## WHAT THE TASK ASKS
Copy out all the data, word for word.

## DATASET CONTENT
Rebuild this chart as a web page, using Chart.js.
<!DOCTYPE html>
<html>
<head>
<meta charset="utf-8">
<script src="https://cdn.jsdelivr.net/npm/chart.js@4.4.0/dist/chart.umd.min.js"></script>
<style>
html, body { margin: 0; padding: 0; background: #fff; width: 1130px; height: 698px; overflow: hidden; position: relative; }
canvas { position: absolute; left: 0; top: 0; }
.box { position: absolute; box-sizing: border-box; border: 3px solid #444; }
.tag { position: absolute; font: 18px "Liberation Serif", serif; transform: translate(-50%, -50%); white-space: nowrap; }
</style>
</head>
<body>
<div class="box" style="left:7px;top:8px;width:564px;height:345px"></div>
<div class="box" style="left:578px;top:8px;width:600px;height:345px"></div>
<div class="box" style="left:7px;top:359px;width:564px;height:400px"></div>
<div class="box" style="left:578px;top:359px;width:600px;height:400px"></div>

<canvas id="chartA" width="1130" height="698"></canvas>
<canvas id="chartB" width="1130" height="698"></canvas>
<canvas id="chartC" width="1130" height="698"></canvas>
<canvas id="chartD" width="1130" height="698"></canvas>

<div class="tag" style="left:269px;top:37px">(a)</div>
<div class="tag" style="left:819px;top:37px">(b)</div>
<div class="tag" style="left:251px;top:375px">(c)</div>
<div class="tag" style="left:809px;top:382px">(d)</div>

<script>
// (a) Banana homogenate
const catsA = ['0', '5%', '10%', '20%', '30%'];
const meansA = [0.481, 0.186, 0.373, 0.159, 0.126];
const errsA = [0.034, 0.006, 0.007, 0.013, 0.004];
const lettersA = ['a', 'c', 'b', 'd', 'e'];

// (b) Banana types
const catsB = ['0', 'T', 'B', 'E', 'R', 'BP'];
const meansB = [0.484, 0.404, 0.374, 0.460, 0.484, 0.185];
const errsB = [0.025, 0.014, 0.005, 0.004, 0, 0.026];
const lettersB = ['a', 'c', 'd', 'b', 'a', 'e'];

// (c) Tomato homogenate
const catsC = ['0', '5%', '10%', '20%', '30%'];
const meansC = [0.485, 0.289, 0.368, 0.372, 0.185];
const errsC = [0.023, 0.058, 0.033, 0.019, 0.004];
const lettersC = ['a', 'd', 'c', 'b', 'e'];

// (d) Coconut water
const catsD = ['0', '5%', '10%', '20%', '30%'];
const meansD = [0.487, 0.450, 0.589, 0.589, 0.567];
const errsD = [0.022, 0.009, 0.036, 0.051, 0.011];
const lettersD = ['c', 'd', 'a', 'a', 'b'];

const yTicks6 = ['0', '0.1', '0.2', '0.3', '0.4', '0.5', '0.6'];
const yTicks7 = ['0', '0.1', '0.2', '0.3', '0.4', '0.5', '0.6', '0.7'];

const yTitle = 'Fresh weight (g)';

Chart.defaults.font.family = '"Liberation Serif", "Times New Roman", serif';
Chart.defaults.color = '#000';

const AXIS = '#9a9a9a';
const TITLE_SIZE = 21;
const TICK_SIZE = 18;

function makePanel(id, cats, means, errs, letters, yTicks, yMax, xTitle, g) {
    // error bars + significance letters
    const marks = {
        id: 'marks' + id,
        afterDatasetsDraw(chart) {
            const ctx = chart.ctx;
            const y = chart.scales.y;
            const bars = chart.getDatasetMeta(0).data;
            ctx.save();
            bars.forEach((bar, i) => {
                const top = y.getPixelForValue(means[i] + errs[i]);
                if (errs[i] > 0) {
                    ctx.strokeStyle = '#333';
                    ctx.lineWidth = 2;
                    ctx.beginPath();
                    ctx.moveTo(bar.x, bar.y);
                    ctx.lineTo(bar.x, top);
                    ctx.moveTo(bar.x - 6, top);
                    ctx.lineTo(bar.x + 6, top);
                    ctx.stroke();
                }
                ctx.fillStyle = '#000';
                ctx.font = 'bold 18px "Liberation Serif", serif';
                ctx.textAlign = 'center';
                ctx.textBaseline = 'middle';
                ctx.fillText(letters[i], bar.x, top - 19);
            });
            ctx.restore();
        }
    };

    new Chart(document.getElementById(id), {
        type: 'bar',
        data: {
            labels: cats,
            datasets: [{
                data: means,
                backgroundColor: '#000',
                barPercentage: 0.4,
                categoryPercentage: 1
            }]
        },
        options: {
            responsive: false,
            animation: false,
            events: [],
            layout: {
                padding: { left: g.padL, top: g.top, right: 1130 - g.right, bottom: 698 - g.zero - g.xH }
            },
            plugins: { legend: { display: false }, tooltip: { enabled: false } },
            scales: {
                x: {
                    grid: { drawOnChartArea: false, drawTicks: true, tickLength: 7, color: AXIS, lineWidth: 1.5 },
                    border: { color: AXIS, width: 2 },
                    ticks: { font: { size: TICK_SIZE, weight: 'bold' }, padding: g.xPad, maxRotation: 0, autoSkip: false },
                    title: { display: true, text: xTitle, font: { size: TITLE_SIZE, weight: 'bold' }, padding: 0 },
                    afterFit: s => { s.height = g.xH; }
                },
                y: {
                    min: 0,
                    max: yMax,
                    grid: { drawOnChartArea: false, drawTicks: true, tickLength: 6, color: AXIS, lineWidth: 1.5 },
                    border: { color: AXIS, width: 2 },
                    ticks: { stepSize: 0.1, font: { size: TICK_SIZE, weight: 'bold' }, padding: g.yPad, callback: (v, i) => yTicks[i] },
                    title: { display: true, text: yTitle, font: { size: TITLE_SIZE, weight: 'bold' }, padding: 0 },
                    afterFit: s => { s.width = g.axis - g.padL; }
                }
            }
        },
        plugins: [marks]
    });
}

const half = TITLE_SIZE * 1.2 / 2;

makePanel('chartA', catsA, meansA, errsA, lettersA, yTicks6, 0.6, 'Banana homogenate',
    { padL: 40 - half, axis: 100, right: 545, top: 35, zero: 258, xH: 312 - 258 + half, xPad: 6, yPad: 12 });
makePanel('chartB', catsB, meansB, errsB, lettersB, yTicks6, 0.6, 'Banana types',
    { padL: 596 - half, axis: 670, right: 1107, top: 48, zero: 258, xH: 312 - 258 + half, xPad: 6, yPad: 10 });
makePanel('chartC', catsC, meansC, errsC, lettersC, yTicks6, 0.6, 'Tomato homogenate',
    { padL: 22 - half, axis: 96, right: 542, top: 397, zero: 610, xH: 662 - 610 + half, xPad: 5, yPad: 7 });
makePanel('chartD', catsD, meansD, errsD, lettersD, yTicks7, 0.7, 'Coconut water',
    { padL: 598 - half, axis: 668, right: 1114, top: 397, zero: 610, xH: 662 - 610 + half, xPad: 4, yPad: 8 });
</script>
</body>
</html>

## TASK OUTPUT
Rebuild this chart as a web page, using Chart.js.
<!DOCTYPE html>
<html>
<head>
<meta charset="utf-8">
<script src="https://cdn.jsdelivr.net/npm/chart.js@4.4.0/dist/chart.umd.min.js"></script>
<style>
html, body { margin: 0; padding: 0; background: #fff; width: 1130px; height: 698px; overflow: hidden; position: relative; }
canvas { position: absolute; left: 0; top: 0; }
.box { position: absolute; box-sizing: border-box; border: 3px solid #444; }
.tag { position: absolute; font: 18px "Liberation Serif", serif; transform: translate(-50%, -50%); white-space: nowrap; }
</style>
</head>
<body>
<div class="box" style="left:7px;top:8px;width:564px;height:345px"></div>
<div class="box" style="left:578px;top:8px;width:600px;height:345px"></div>
<div class="box" style="left:7px;top:359px;width:564px;height:400px"></div>
<div class="box" style="left:578px;top:359px;width:600px;height:400px"></div>

<canvas id="chartA" width="1130" height="698"></canvas>
<canvas id="chartB" width="1130" height="698"></canvas>
<canvas id="chartC" width="1130" height="698"></canvas>
<canvas id="chartD" width="1130" height="698"></canvas>

<div class="tag" style="left:269px;top:37px">(a)</div>
<div class="tag" style="left:819px;top:37px">(b)</div>
<div class="tag" style="left:251px;top:375px">(c)</div>
<div class="tag" style="left:809px;top:382px">(d)</div>

<script>
// (a) Banana homogenate
const catsA = ['0', '5%', '10%', '20%', '30%'];
const meansA = [0.481, 0.186, 0.373, 0.159, 0.126];
const errsA = [0.034, 0.006, 0.007, 0.013, 0.004];
const lettersA = ['a', 'c', 'b', 'd', 'e'];

// (b) Banana types
const catsB = ['0', 'T', 'B', 'E', 'R', 'BP'];
const meansB = [0.484, 0.404, 0.374, 0.460, 0.484, 0.185];
const errsB = [0.025, 0.014, 0.005, 0.004, 0, 0.026];
const lettersB = ['a', 'c', 'd', 'b', 'a', 'e'];

// (c) Tomato homogenate
const catsC = ['0', '5%', '10%', '20%', '30%'];
const meansC = [0.485, 0.289, 0.368, 0.372, 0.185];
const errsC = [0.023, 0.058, 0.033, 0.019, 0.004];
const lettersC = ['a', 'd', 'c', 'b', 'e'];

// (d) Coconut water
const catsD = ['0', '5%', '10%', '20%', '30%'];
const meansD = [0.487, 0.450, 0.589, 0.589, 0.567];
const errsD = [0.022, 0.009, 0.036, 0.051, 0.011];
const lettersD = ['c', 'd', 'a', 'a', 'b'];

const yTicks6 = ['0', '0.1', '0.2', '0.3', '0.4', '0.5', '0.6'];
const yTicks7 = ['0', '0.1', '0.2', '0.3', '0.4', '0.5', '0.6', '0.7'];

const yTitle = 'Fresh weight (g)';

Chart.defaults.font.family = '"Liberation Serif", "Times New Roman", serif';
Chart.defaults.color = '#000';

const AXIS = '#9a9a9a';
const TITLE_SIZE = 21;
const TICK_SIZE = 18;

function makePanel(id, cats, means, errs, letters, yTicks, yMax, xTitle, g) {
    // error bars + significance letters
    const marks = {
        id: 'marks' + id,
        afterDatasetsDraw(chart) {
            const ctx = chart.ctx;
            const y = chart.scales.y;
            const bars = chart.getDatasetMeta(0).data;
            ctx.save();
            bars.forEach((bar, i) => {
                const top = y.getPixelForValue(means[i] + errs[i]);
                if (errs[i] > 0) {
                    ctx.strokeStyle = '#333';
                    ctx.lineWidth = 2;
                    ctx.beginPath();
                    ctx.moveTo(bar.x, bar.y);
                    ctx.lineTo(bar.x, top);
                    ctx.moveTo(bar.x - 6, top);
                    ctx.lineTo(bar.x + 6, top);
                    ctx.stroke();
                }
                ctx.fillStyle = '#000';
                ctx.font = 'bold 18px "Liberation Serif", serif';
                ctx.textAlign = 'center';
                ctx.textBaseline = 'middle';
                ctx.fillText(letters[i], bar.x, top - 19);
            });
            ctx.restore();
        }
    };

    new Chart(document.getElementById(id), {
        type: 'bar',
        data: {
            labels: cats,
            datasets: [{
                data: means,
                backgroundColor: '#000',
                barPercentage: 0.4,
                categoryPercentage: 1
            }]
        },
        options: {
            responsive: false,
            animation: false,
            events: [],
            layout: {
                padding: { left: g.padL, top: g.top, right: 1130 - g.right, bottom: 698 - g.zero - g.xH }
            },
            plugins: { legend: { display: false }, tooltip: { enabled: false } },
            scales: {
                x: {
                    grid: { drawOnChartArea: false, drawTicks: true, tickLength: 7, color: AXIS, lineWidth: 1.5 },
                    border: { color: AXIS, width: 2 },
                    ticks: { font: { size: TICK_SIZE, weight: 'bold' }, padding: g.xPad, maxRotation: 0, autoSkip: false },
                    title: { display: true, text: xTitle, font: { size: TITLE_SIZE, weight: 'bold' }, padding: 0 },
                    afterFit: s => { s.height = g.xH; }
                },
                y: {
                    min: 0,
                    max: yMax,
                    grid: { drawOnChartArea: false, drawTicks: true, tickLength: 6, color: AXIS, lineWidth: 1.5 },
                    border: { color: AXIS, width: 2 },
                    ticks: { stepSize: 0.1, font: { size: TICK_SIZE, weight: 'bold' }, padding: g.yPad, callback: (v, i) => yTicks[i] },
                    title: { display: true, text: yTitle, font: { size: TITLE_SIZE, weight: 'bold' }, padding: 0 },
                    afterFit: s => { s.width = g.axis - g.padL; }
                }
            }
        },
        plugins: [marks]
    });
}

const half = TITLE_SIZE * 1.2 / 2;

makePanel('chartA', catsA, meansA, errsA, lettersA, yTicks6, 0.6, 'Banana homogenate',
    { padL: 40 - half, axis: 100, right: 545, top: 35, zero: 258, xH: 312 - 258 + half, xPad: 6, yPad: 12 });
makePanel('chartB', catsB, meansB, errsB, lettersB, yTicks6, 0.6, 'Banana types',
    { padL: 596 - half, axis: 670, right: 1107, top: 48, zero: 258, xH: 312 - 258 + half, xPad: 6, yPad: 10 });
makePanel('chartC', catsC, meansC, errsC, lettersC, yTicks6, 0.6, 'Tomato homogenate',
    { padL: 22 - half, axis: 96, right: 542, top: 397, zero: 610, xH: 662 - 610 + half, xPad: 5, yPad: 7 });
makePanel('chartD', catsD, meansD, errsD, lettersD, yTicks7, 0.7, 'Coconut water',
    { padL: 598 - half, axis: 668, right: 1114, top: 397, zero: 610, xH: 662 - 610 + half, xPad: 4, yPad: 8 });
</script>
</body>
</html>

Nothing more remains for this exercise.